А Ян вновь недоумевал, как так вышло, что он еще и психологом нелюдям стал:
— Могу лишь посоветовать дождаться извержения его копящихся эмоций и пережить этот момент, воспользовавшись в целях налаживания контакта. Ваш Кай – это нечто особенное.
— Без вас осознали сей чудный факт, — хмыкнул рыцарь, касаясь раненной ноги. Он уже давно не хромал, но каждый раз, вспоминая о пулевом ранении, машинально искал рукой костыль и начинал припадать на правую ногу. Теперь на его ноге красовался не только шрам от когтя (такой же еще и на руке находился), добавился шрам от пробившей мышцу пули, к имеющейся аналогичной паре на животе.
— Понимаю. Вы говорили, он еще и плюшевых мишек боится? Вообще, это довольно глупо конечно, но даже среди людей есть ряд странных необъяснимых фобий, поэтому подобное нельзя отнести в разряд ненормального. А раз вы говорите, что страх игрушек определенной формы характерен для вида в целом, то могу выдвинуть теорию об генетически обусловленном инстинкте, говорящем: эта вещь опасна! Полагаю, в вашем мире она может нанести им реальный вред, — хирург-генетик-психолог отпил из стакана, готовый перейти к следующему обсуждаемому вопросу.
Адонис облокотился на спинку стула и сказал следующее:
— Я помню, его отношения к нам было более-менее однородным, пока мы проявляли к нему недоверие, но затем, когда мы начали показывать участие и доброту, он стал походить на взбесившегося крысеныша, и подкидывал одну выходку за другой. Не объясните, с какого ляду?
— Касательно агрессии на вашу заботу, думаю, он мог испытывать образовавшуюся связь на прочность. Так делают маленькие дети, проверяя границы дозволенного. В некотором плане, Кай во многом ребенка напоминает. Полагаю, он будет совершать все меньше глупостей, и в конечном итоге успокоиться окончательно. Вот тогда, думаю, он откроется целиком.
— Как бы от нашей доброжелательности бесятина не завязала узелок и не удрала по крышам, неправильно поняв.
Ян потер переносицу, чуть улыбаясь.
— Что тут сказать, пробуйте объяснять все, как ребенку. Его причинно-следственные связи и выводы, которые он делает, отличаются от человеческих. Так что просто поговорите с ним на чистоту, общайтесь непрерывно, обращая внимание на те или иные мелочи, и в конечном итоге он примет вашу заботу правильно, если уже не принял. Мое мнение – он ею наслаждается. Тут главное не переборщить, впрочем, кажется, вы справляетесь.
— Но что делать с необдуманными поступками, которые причиняют ему вред. Что, если он снова попытается вылезти из окна или сбежать, пойти с мафией цапаться, под машины начнет прыгать?

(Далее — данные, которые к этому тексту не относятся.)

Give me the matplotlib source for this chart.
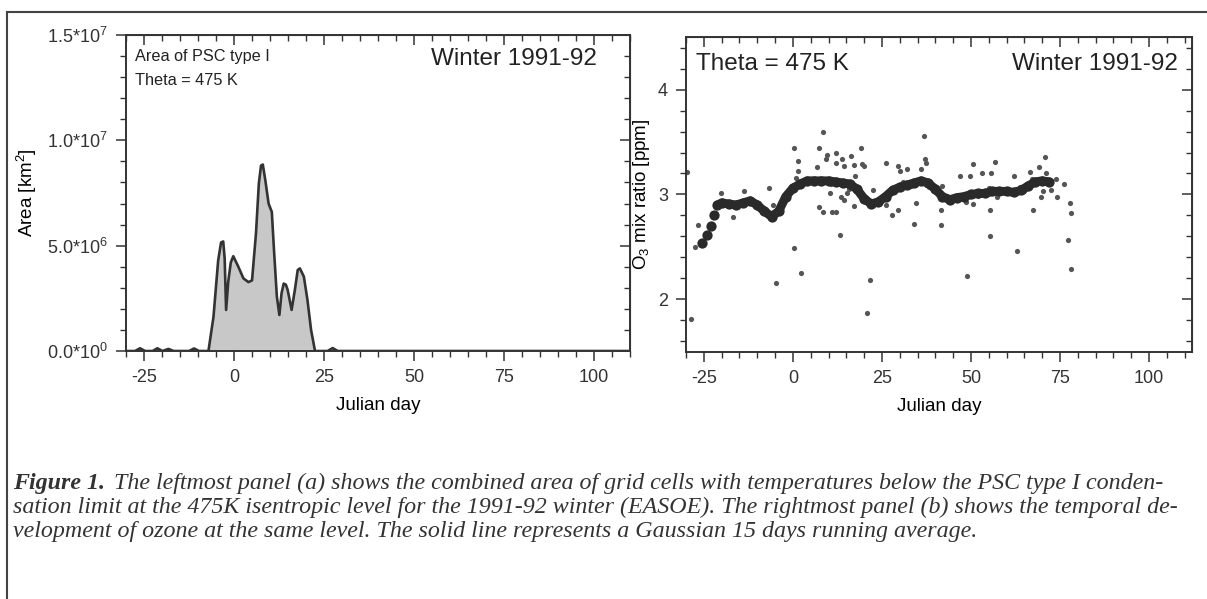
import matplotlib.pyplot as plt
from matplotlib.lines import Line2D
from matplotlib.ticker import MultipleLocator, FixedLocator

# --- data ---
# (a) area of PSC type I, km^2
area_days = [-30, -27.5, -26.1, -24.7, -22.6, -21.3, -19.9, -18.2, -16.8, -12.5, -11.1, -9.7,
             -7.1, -5.7, -4.4, -3.6, -3.0, -2.6, -2.2, -1.6, -0.9, -0.2, 1.2, 2.6, 4.0, 5.0,
             6.1, 6.9, 7.5, 8.0, 8.7, 9.6, 10.5, 11.1, 11.9, 12.6, 13.2, 13.8, 14.4, 14.9,
             16.0, 16.9, 17.7, 18.3, 19.4, 20.4, 21.4, 22.5, 26.0, 27.4, 28.8, 110]
area_km2 = [0, 0, 1.3e5, 0, 0, 1.3e5, 0, 1.0e5, 0, 0, 1.2e5, 0,
            0, 1.63e6, 4.3e6, 5.15e6, 5.2e6, 4.4e6, 1.95e6, 3.3e6, 4.2e6, 4.5e6, 4.0e6, 3.45e6, 3.27e6, 3.35e6,
            5.58e6, 7.96e6, 8.8e6, 8.85e6, 8.1e6, 7.0e6, 6.6e6, 4.8e6, 2.58e6, 1.71e6, 2.74e6, 3.2e6, 3.15e6, 2.9e6,
            1.95e6, 2.9e6, 3.85e6, 3.92e6, 3.53e6, 2.42e6, 1.0e6, 0, 0, 1.4e5, 0, 0]

# (b) ozone mixing ratio observations, ppm
o3_days = [-29.7, -27.5, -26.7, -20.1, -16.8, -13.6, -6.6, -5.7, -4.7, -28.5,
           0.4, 0.4, 1.3, 1.3, 0.9, 2.4, 6.9, 7.3, 8.4, 7.3, 8.5, 9.2, 9.6, 10.3,
           11.0, 12.0, 12.0, 12.2, 13.2, 13.8, 14.3, 13.5, 14.3, 15.2, 16.2, 17.1,
           17.1, 17.5, 19.2, 19.4, 19.9, 21.7, 20.9, 22.4, 26.1, 26.1, 27.7, 29.6,
           29.6, 30.1, 31.9, 34.0, 34.7, 35.9, 36.8, 37.0, 37.5, 41.7, 41.7, 41.9,
           46.8, 48.9, 49.6, 50.5, 48.6, 50.5, 53.0, 55.2, 55.3, 55.4, 55.7, 56.8,
           57.3, 62.2, 62.9, 63.8, 66.5, 67.0, 67.5, 69.2, 69.7, 70.2, 70.8, 71.0,
           72.4, 74.0, 74.2, 76.1, 77.2, 77.8, 78.1, 78.1,
           3.5, 5.0, 10.8, 15.8, 18.4, 24.5, 28.3, 31.0, 33.2, 38.3, 43.3, 45.0,
           52.0, 58.5, 60.5, 64.8, 68.3, 24.0, 26.7, 44.2, 60.0, 66.0]
o3_ppm = [3.21, 2.50, 2.71, 3.01, 2.79, 3.03, 3.06, 2.90, 2.16, 1.81,
          3.44, 2.49, 3.32, 3.22, 3.16, 2.25, 3.26, 3.44, 3.60, 2.88, 2.83, 3.34, 3.38, 3.01,
          2.83, 2.83, 3.40, 3.30, 2.61, 3.34, 3.27, 2.98, 2.95, 3.01, 3.37, 3.28,
          2.89, 3.18, 3.44, 3.29, 3.27, 2.19, 1.87, 3.04, 3.30, 2.90, 2.80, 3.27,
          2.85, 3.22, 3.24, 2.72, 2.92, 3.24, 3.56, 3.34, 3.30, 2.85, 2.71, 3.08,
          3.18, 2.22, 3.18, 3.29, 2.93, 2.91, 3.20, 3.06, 2.85, 2.60, 3.20, 3.31,
          2.98, 3.18, 2.46, 3.07, 3.21, 3.15, 2.85, 3.26, 2.98, 3.03, 3.36, 3.20,
          3.04, 3.15, 2.98, 3.10, 2.57, 2.92, 2.82, 2.29,
          3.12, 3.15, 3.10, 3.05, 3.02, 2.96, 3.06, 3.12, 3.08, 3.07, 2.99, 2.97,
          2.99, 3.04, 3.02, 3.03, 3.10, 2.93, 3.00, 2.96, 3.02, 3.06]

# Gaussian 15-day running average
avg_days = [-25.4, -24.2, -23.1, -22.1, -21.2, -20, -18, -16, -14, -12, -10, -8, -6, -4, -2,
            0, 2, 4, 6, 8, 10, 12, 14, 16, 18, 20, 22, 24, 26, 28, 30, 32, 34, 36, 38,
            40, 42, 44, 46, 48, 50, 52, 54, 56, 58, 60, 62, 64, 66, 68, 70, 72]
avg_ppm = [2.54, 2.61, 2.70, 2.80, 2.90, 2.92, 2.91, 2.90, 2.92, 2.94, 2.90, 2.84, 2.79, 2.84, 2.98,
           3.06, 3.10, 3.13, 3.13, 3.13, 3.13, 3.12, 3.11, 3.10, 3.05, 2.96, 2.91, 2.93, 2.98, 3.04,
           3.07, 3.09, 3.11, 3.13, 3.11, 3.05, 2.98, 2.95, 2.97, 2.98, 3.00, 3.01, 3.01, 3.03,
           3.03, 3.03, 3.02, 3.04, 3.08, 3.12, 3.13, 3.12]

area_ticks = [0, 5e6, 1e7, 1.5e7]
area_ticklabels = ['0.0*10$^0$', '5.0*10$^6$', '1.0*10$^7$', '1.5*10$^7$']
day_ticks = [-25, 0, 25, 50, 75, 100]

caption = [
    "The leftmost panel (a) shows the combined area of grid cells with temperatures below the PSC type I conden-",
    "sation limit at the 475K isentropic level for the 1991-92 winter (EASOE). The rightmost panel (b) shows the temporal de-",
    "velopment of ozone at the same level. The solid line represents a Gaussian 15 days running average.",
]

sans = 'Liberation Sans'
plt.rcParams['font.family'] = [sans, 'DejaVu Sans']
plt.rcParams['mathtext.fontset'] = 'custom'
plt.rcParams['mathtext.rm'] = sans
plt.rcParams['mathtext.it'] = sans
plt.rcParams['axes.unicode_minus'] = False
plt.rcParams['text.color'] = '#222222'
plt.rcParams['axes.edgecolor'] = '#333333'
plt.rcParams['xtick.color'] = '#333333'
plt.rcParams['ytick.color'] = '#333333'

fig = plt.figure(figsize=(12.07, 5.99), dpi=100)
axL = fig.add_axes([0.1044, 0.414, 0.4176, 0.5276])
axR = fig.add_axes([0.5684, 0.4124, 0.419, 0.5258])


def style_axes(ax, xmaj, xmin, ymaj, ymin):
    for s in ax.spines.values():
        s.set_linewidth(1.4)
    ax.xaxis.set_major_locator(FixedLocator(xmaj))
    ax.xaxis.set_minor_locator(MultipleLocator(xmin))
    ax.yaxis.set_major_locator(FixedLocator(ymaj))
    ax.yaxis.set_minor_locator(MultipleLocator(ymin))
    ax.tick_params(which='major', direction='out', length=7, width=1.1, labelsize=13, pad=6)
    ax.tick_params(which='minor', direction='out', length=4.3, width=1.0)
    top = ax.secondary_xaxis('top')
    top.xaxis.set_major_locator(FixedLocator(xmaj))
    top.xaxis.set_minor_locator(MultipleLocator(xmin))
    top.tick_params(which='major', direction='in', length=7, width=1.1, labeltop=False)
    top.tick_params(which='minor', direction='in', length=4.3, width=1.0)
    right = ax.secondary_yaxis('right')
    right.yaxis.set_major_locator(FixedLocator(ymaj))
    right.yaxis.set_minor_locator(MultipleLocator(ymin))
    right.tick_params(which='major', direction='in', length=7, width=1.1, labelright=False)
    right.tick_params(which='minor', direction='in', length=4.3, width=1.0)


# ---- panel (a) ----
axL.fill_between(area_days, area_km2, 0, color='#c8c8c8', lw=0)
axL.plot(area_days, area_km2, color='#333333', lw=1.9)
axL.set_xlim(-30, 110)
axL.set_ylim(0, 1.5e7)
style_axes(axL, day_ticks, 5, area_ticks, 1e6)
axL.set_yticklabels(area_ticklabels)
axL.set_xlabel('Julian day', fontsize=13.5, labelpad=8)
axL.set_ylabel('Area [km$^2$]', fontsize=13.5, labelpad=6)
axL.text(0.018, 0.955, 'Area of PSC type I', transform=axL.transAxes, fontsize=11.7, va='top')
axL.text(0.018, 0.88, 'Theta = 475 K', transform=axL.transAxes, fontsize=11.7, va='top')
axL.text(0.935, 0.96, 'Winter 1991-92', transform=axL.transAxes, fontsize=17.5, va='top', ha='right')

# ---- panel (b) ----
axR.scatter(o3_days, o3_ppm, s=14, color='#555555', lw=0, zorder=2)
axR.plot(avg_days[4:], avg_ppm[4:], color='#2a2a2a', lw=6.4, solid_capstyle='round', zorder=3)
axR.plot(avg_days, avg_ppm, 'o', color='#2a2a2a', ms=7.4, mew=0, zorder=3)
axR.set_xlim(-30, 112)
axR.set_ylim(1.5, 4.5)
style_axes(axR, day_ticks, 5, [2, 3, 4], 0.2)
axR.set_yticklabels(['2', '3', '4'])
axR.set_xlabel('Julian day', fontsize=13.5, labelpad=8)
axR.set_ylabel('O$_3$ mix ratio [ppm]', fontsize=13.5, labelpad=4)
axR.text(0.02, 0.95, 'Theta = 475 K', transform=axR.transAxes, fontsize=17.5, va='top')
axR.text(0.973, 0.95, 'Winter 1991-92', transform=axR.transAxes, fontsize=17.5, va='top', ha='right')

# ---- frame and caption ----
fig.add_artist(Line2D([0.0058, 0.0058], [0, 0.98], color='#444444', lw=1.5))
fig.add_artist(Line2D([0.0058, 1.0], [0.98, 0.98], color='#444444', lw=1.5))

cap_kw = dict(family=['Liberation Serif', 'DejaVu Serif'], style='italic', fontsize=17.3, color='#333333')
fig_lbl = fig.text(0.011, 1 - 483 / 599, 'Figure 1.', weight='bold', va='center', **cap_kw)
fig.canvas.draw()
bb = fig_lbl.get_window_extent()
x0 = bb.x1 / fig.bbox.width + 0.007
fig.text(x0, 1 - 483 / 599, caption[0], va='center', **cap_kw)
fig.text(0.011, 1 - 507 / 599, caption[1], va='center', **cap_kw)
fig.text(0.011, 1 - 531 / 599, caption[2], va='center', **cap_kw)

fig.savefig('out.png', dpi=100)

Врач снял очки, которые надевал на время чтения и для презентабельного вида, потер их специальной тряпочкой и сделал предложение.
— О себе он особой нужды заботиться не испытывает, тут я опускаю руки. Ни один-другой мой пациент не станет сам выдирать провода, иглы, когда часть тела всмятку, и пытаться после заняться физкультурой на металлическом каркасе кровати. Честно, я был в шоке. Но, возможно, если вы объясните ему, как такие поступки влияют на вас и под каким углом вы это воспринимаете, то, быть может, это заставит его быть внимательней к себе, мотивируя эту внимательность сказывающимися на вас последствиями.
Нинель слушала, затаив дыхание, Адонис задумчиво анализировал услышанное.
— То есть он может еще что-то отколоть в духе старых шуток? — у рыцаря ощутимо зачесались кулаки.
— Сомневаюсь, — не вполне уверенно ответил Ян Терентьев. — Думаю, его силы будут тратиться на поддержание установленных отношений. А вот мелкие шалости никто не отменял.
— А если мы захотим изменить отношения? — принцесса чуть покраснела.
— В этом случае я просто боюсь пытаться предсказать его реакцию, — честно признался хирург. — Был бы он человеком, я бы посоветовал психологическую помощь, но в вашем случае могу лишь сказать: терпение и доброта! Много терпения.
После продолжительной беседы Нинель сразу убежала домой, приготовить нечто более калорийное, чем больничная рыба, а Адонис направился к Каю, застав того за нарушением постельного режима, переходящего в режим половой.
— Вот черт! — ругался растянувшийся на полу демон.
— Когда это твоя видовая принадлежность стала для тебя нарицательно-матерным? — не сильно удивился положению друга рыцарь.
— В то же время, когда ты научился придумывать остроумные ответы.
Блондин легко поднял уже не такого дохлого, как раньше беса на ноги, эти ноги подогнулись, и пришлось его снова ловить.
— Ты куда шел-то? — отвлеченно спросил Адонис, уже предполагая ответ.